FAIRFIELD COUNTY, Conn. -- Route 1 was the most dangerous road for pedestrians in Connecticut from 2010-12 in a time that saw 24 pedestrian deaths in Fairfield County, according to a new study conducted by the Tri-State Transportation Campaign.
A total of 111 pedestrian deaths occurred statewide during that time period. Route 1 and Route 44, which runs through northwestern Connecticut and into Hartford, were found to have the highest number of deaths in that time span.
The study does not include pedestrians who were hit by cars and survived the accidents.
The report also includes an interactive map that provides the location of each pedestrian death over that time period.
Fairfield County saw a yearly decrease in pedestrian deaths over the study period as safety awareness grew and crosswalks were improved, Tri-State Transportation Campaign said.
The pedestrian deaths over that time span include the following:
- A 17-year-old boy killed on Route 7 on June 29, 2010
- A 21-year-old man killed on Route 7 on Dec. 23, 2011
- A 55-year-old woman killed on Route 1 on Feb. 5, 2012
- A 44-year-old man killed on Route 123 on March 23, 2012
- A 65-year-old woman killed on Route 1 on Sept. 3, 2010
- A 37-year-old man killed on Route 95 on Dec. 20, 2012
- A 4-year-old boy killed on Stevens Street on July 29, 2010
- A 19-year-old man killed on White Street on Nov. 22, 2011
- A 93-year-old man killed on Route 1 on Dec. 11, 2010
- A 62-year-old woman killed on Route 1 on Dec. 21, 2010
- A 88-year-old man killed on Carlton Street on Jan. 29, 2010
- A 82-year-old man killed on Route 124 on Aug. 18, 2010
- A 19-year-old man killed on Route 95 on Oct. 16, 2010
- A 18-year-old man killed on Route 59 on Jan. 18, 2011
In addition to the Fairfield County towns that Daily Voice covers, there were six pedestrian deaths in Bridgeport, one in Stratford and one in Newtown.

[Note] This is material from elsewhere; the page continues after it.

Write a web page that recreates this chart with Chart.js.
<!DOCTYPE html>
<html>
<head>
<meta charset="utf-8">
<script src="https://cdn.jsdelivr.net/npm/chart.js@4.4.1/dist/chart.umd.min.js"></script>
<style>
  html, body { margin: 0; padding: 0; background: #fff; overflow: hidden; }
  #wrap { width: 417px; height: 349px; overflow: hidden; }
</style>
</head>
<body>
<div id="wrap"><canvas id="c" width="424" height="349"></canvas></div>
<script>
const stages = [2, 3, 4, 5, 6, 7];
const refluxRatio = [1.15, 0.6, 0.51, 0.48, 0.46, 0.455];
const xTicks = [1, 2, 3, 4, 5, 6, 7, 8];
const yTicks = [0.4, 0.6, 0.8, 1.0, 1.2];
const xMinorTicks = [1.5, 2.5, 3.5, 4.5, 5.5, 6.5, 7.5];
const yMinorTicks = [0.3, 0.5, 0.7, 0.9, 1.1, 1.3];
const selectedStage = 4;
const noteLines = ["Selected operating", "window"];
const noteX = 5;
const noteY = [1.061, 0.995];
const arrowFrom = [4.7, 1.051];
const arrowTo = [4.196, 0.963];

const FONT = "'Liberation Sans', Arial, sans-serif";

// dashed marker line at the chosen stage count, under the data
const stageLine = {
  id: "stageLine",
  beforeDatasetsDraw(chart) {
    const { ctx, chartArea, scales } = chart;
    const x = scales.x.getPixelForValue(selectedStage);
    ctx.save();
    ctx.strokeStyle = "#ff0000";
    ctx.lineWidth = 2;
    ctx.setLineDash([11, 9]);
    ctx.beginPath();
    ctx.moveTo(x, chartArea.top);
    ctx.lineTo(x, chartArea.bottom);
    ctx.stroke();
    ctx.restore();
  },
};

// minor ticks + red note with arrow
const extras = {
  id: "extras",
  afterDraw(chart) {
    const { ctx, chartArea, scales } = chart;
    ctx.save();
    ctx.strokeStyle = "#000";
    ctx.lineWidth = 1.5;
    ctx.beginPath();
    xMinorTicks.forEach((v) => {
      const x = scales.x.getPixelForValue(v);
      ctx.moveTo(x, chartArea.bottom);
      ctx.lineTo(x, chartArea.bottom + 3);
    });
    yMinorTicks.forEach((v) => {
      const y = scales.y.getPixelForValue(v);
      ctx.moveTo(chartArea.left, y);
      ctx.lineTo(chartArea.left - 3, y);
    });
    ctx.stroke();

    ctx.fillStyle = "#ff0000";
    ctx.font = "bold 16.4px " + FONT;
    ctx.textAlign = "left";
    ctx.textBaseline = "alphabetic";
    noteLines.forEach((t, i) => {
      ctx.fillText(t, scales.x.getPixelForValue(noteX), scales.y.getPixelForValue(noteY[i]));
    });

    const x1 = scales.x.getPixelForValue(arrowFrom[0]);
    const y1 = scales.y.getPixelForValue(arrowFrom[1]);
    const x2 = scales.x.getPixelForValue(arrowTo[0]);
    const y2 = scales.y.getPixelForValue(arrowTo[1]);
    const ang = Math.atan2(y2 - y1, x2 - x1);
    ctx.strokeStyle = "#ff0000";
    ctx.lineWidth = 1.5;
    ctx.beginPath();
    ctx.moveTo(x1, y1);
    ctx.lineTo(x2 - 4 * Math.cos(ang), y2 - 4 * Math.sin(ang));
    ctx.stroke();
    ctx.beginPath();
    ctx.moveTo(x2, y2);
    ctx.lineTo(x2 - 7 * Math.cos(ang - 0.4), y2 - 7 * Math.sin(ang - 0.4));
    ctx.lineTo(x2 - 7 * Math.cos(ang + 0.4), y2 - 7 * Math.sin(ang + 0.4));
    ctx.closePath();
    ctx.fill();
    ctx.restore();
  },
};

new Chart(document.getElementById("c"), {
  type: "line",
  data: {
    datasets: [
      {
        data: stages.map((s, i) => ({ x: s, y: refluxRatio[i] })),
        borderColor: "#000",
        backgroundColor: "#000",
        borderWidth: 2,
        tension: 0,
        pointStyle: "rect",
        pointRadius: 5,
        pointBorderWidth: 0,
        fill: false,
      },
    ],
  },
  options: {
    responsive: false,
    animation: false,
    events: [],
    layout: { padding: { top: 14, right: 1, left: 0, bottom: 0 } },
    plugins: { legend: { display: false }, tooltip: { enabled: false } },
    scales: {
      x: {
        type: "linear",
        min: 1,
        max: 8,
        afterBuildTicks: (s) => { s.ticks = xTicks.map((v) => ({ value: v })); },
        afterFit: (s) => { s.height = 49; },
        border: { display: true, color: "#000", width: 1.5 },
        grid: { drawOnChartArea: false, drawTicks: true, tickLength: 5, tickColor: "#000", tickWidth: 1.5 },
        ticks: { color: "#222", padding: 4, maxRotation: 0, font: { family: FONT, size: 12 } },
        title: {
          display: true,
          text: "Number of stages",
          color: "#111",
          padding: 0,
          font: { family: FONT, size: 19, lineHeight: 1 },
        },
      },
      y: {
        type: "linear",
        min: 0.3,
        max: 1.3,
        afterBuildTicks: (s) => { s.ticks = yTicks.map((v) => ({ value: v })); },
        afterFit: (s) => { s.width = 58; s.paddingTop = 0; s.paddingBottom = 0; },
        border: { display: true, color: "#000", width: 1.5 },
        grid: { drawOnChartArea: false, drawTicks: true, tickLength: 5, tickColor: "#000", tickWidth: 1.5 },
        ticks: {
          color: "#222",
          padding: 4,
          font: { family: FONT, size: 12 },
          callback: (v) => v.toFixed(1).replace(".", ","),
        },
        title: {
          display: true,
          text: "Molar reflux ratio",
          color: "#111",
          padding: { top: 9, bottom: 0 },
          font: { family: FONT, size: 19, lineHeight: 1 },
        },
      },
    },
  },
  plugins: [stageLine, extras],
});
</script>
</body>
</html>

New Haven County had the most pedestrian deaths over the study period with 30, followed by Hartford County with 29.
Pedestrians as well as motorists must follow safety rules in place to avoid such accidents, State Department of Transportation spokesman Kevin Nursick has said.
"There are rules and laws in place that everyone knows, or should know, when using that infrastructure, and when people don't abide by the rules, accidents happen and tragically, people get hurt or killed," he said.
"More often than not, the cooperation of motorists and pedestrians would have prevented these types of accidents."